BRIEF — Give the material once more, word for word, without any images.

#### RECORDED DATA

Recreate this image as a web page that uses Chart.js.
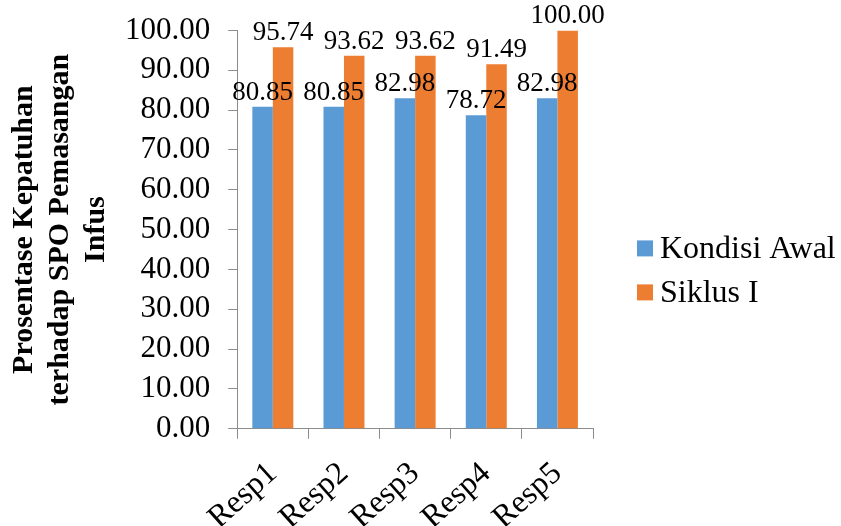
<!DOCTYPE html>
<html>
<head>
<meta charset="utf-8">
<script src="https://cdn.jsdelivr.net/npm/chart.js@4.4.1/dist/chart.umd.min.js"></script>
<style>
  html, body { margin: 0; padding: 0; background: #fff; }
  #wrap { width: 841px; height: 526px; }
</style>
</head>
<body>
<div id="wrap"><canvas id="grafico"></canvas></div>
<script>
const categorias = ['Resp1', 'Resp2', 'Resp3', 'Resp4', 'Resp5'];
const kondisiAwal = [80.85, 80.85, 82.98, 78.72, 82.98];
const siklusI = [95.74, 93.62, 93.62, 91.49, 100.00];
const nombresSeries = ['Kondisi Awal', 'Siklus I'];
const tituloY = ['Prosentase Kepatuhan', 'terhadap SPO Pemasangan', 'Infus'];

const serif = "'Liberation Serif', 'Times New Roman', serif";
const gris = '#8c8c8c';

// etiquetas de valor encima de cada barra
const etiquetas = {
    id: 'etiquetas',
    afterDatasetsDraw(chart) {
        const ctx = chart.ctx;
        ctx.save();
        ctx.font = '27px ' + serif;
        ctx.fillStyle = '#000';
        ctx.textAlign = 'center';
        ctx.textBaseline = 'alphabetic';
        chart.data.datasets.forEach((ds, i) => {
            chart.getDatasetMeta(i).data.forEach((bar, j) => {
                ctx.fillText(ds.data[j].toFixed(2), bar.x, bar.y - 7);
            });
        });
        ctx.restore();
    }
};

// leyenda a la derecha (dibujada a mano para controlar el hueco)
const leyenda = {
    id: 'leyenda',
    afterDraw(chart) {
        const ctx = chart.ctx;
        const area = chart.chartArea;
        ctx.save();
        ctx.font = '32px ' + serif;
        ctx.textBaseline = 'middle';
        ctx.textAlign = 'left';
        chart.data.datasets.forEach((ds, i) => {
            const x = area.right + 44;
            const y = area.top + 218 + i * 44;
            ctx.fillStyle = ds.backgroundColor;
            ctx.fillRect(x, y - 8, 16, 16);
            ctx.fillStyle = '#000';
            ctx.fillText(ds.label, x + 23, y + 1);
        });
        ctx.restore();
    }
};

new Chart(document.getElementById('grafico').getContext('2d'), {
    type: 'bar',
    data: {
        labels: categorias,
        datasets: [{
            label: nombresSeries[0],
            data: kondisiAwal,
            backgroundColor: '#5B9BD5',
            categoryPercentage: 0.576,
            barPercentage: 1
        }, {
            label: nombresSeries[1],
            data: siklusI,
            backgroundColor: '#ED7D31',
            categoryPercentage: 0.576,
            barPercentage: 1
        }]
    },
    options: {
        responsive: true,
        maintainAspectRatio: false,
        animation: false,
        layout: { padding: { top: 0, left: 6, right: 248, bottom: -27 } },
        plugins: {
            tooltip: { enabled: false },
            legend: { display: false }
        },
        scales: {
            x: {
                grid: { display: true, drawOnChartArea: false, drawTicks: true, tickLength: 10, color: gris, offset: true },
                border: { display: true, color: gris },
                ticks: {
                    font: { family: serif, size: 32, lineHeight: 0.7 },
                    color: '#000',
                    minRotation: 42,
                    maxRotation: 42,
                    padding: 22
                }
            },
            y: {
                min: 0,
                max: 100,
                grid: { display: true, drawOnChartArea: false, drawTicks: true, tickLength: 9, color: gris },
                border: { display: true, color: gris },
                ticks: {
                    stepSize: 10,
                    autoSkip: false,
                    font: { family: serif, size: 31, lineHeight: 0.8 },
                    color: '#000',
                    padding: 18,
                    callback: v => v.toFixed(2)
                },
                title: {
                    display: true,
                    text: tituloY,
                    font: { family: serif, size: 30, weight: 'bold', lineHeight: 1.2 },
                    color: '#000',
                    padding: { top: 0, bottom: -7 }
                }
            }
        }
    },
    plugins: [etiquetas, leyenda]
});
</script>
</body>
</html>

########

EXERCISE ANSWER —
Recreate this image as a web page that uses Chart.js.
<!DOCTYPE html>
<html>
<head>
<meta charset="utf-8">
<script src="https://cdn.jsdelivr.net/npm/chart.js@4.4.1/dist/chart.umd.min.js"></script>
<style>
  html, body { margin: 0; padding: 0; background: #fff; }
  #wrap { width: 841px; height: 526px; }
</style>
</head>
<body>
<div id="wrap"><canvas id="grafico"></canvas></div>
<script>
const categorias = ['Resp1', 'Resp2', 'Resp3', 'Resp4', 'Resp5'];
const kondisiAwal = [80.85, 80.85, 82.98, 78.72, 82.98];
const siklusI = [95.74, 93.62, 93.62, 91.49, 100.00];
const nombresSeries = ['Kondisi Awal', 'Siklus I'];
const tituloY = ['Prosentase Kepatuhan', 'terhadap SPO Pemasangan', 'Infus'];

const serif = "'Liberation Serif', 'Times New Roman', serif";
const gris = '#8c8c8c';

// etiquetas de valor encima de cada barra
const etiquetas = {
    id: 'etiquetas',
    afterDatasetsDraw(chart) {
        const ctx = chart.ctx;
        ctx.save();
        ctx.font = '27px ' + serif;
        ctx.fillStyle = '#000';
        ctx.textAlign = 'center';
        ctx.textBaseline = 'alphabetic';
        chart.data.datasets.forEach((ds, i) => {
            chart.getDatasetMeta(i).data.forEach((bar, j) => {
                ctx.fillText(ds.data[j].toFixed(2), bar.x, bar.y - 7);
            });
        });
        ctx.restore();
    }
};

// leyenda a la derecha (dibujada a mano para controlar el hueco)
const leyenda = {
    id: 'leyenda',
    afterDraw(chart) {
        const ctx = chart.ctx;
        const area = chart.chartArea;
        ctx.save();
        ctx.font = '32px ' + serif;
        ctx.textBaseline = 'middle';
        ctx.textAlign = 'left';
        chart.data.datasets.forEach((ds, i) => {
            const x = area.right + 44;
            const y = area.top + 218 + i * 44;
            ctx.fillStyle = ds.backgroundColor;
            ctx.fillRect(x, y - 8, 16, 16);
            ctx.fillStyle = '#000';
            ctx.fillText(ds.label, x + 23, y + 1);
        });
        ctx.restore();
    }
};

new Chart(document.getElementById('grafico').getContext('2d'), {
    type: 'bar',
    data: {
        labels: categorias,
        datasets: [{
            label: nombresSeries[0],
            data: kondisiAwal,
            backgroundColor: '#5B9BD5',
            categoryPercentage: 0.576,
            barPercentage: 1
        }, {
            label: nombresSeries[1],
            data: siklusI,
            backgroundColor: '#ED7D31',
            categoryPercentage: 0.576,
            barPercentage: 1
        }]
    },
    options: {
        responsive: true,
        maintainAspectRatio: false,
        animation: false,
        layout: { padding: { top: 0, left: 6, right: 248, bottom: -27 } },
        plugins: {
            tooltip: { enabled: false },
            legend: { display: false }
        },
        scales: {
            x: {
                grid: { display: true, drawOnChartArea: false, drawTicks: true, tickLength: 10, color: gris, offset: true },
                border: { display: true, color: gris },
                ticks: {
                    font: { family: serif, size: 32, lineHeight: 0.7 },
                    color: '#000',
                    minRotation: 42,
                    maxRotation: 42,
                    padding: 22
                }
            },
            y: {
                min: 0,
                max: 100,
                grid: { display: true, drawOnChartArea: false, drawTicks: true, tickLength: 9, color: gris },
                border: { display: true, color: gris },
                ticks: {
                    stepSize: 10,
                    autoSkip: false,
                    font: { family: serif, size: 31, lineHeight: 0.8 },
                    color: '#000',
                    padding: 18,
                    callback: v => v.toFixed(2)
                },
                title: {
                    display: true,
                    text: tituloY,
                    font: { family: serif, size: 30, weight: 'bold', lineHeight: 1.2 },
                    color: '#000',
                    padding: { top: 0, bottom: -7 }
                }
            }
        }
    },
    plugins: [etiquetas, leyenda]
});
</script>
</body>
</html>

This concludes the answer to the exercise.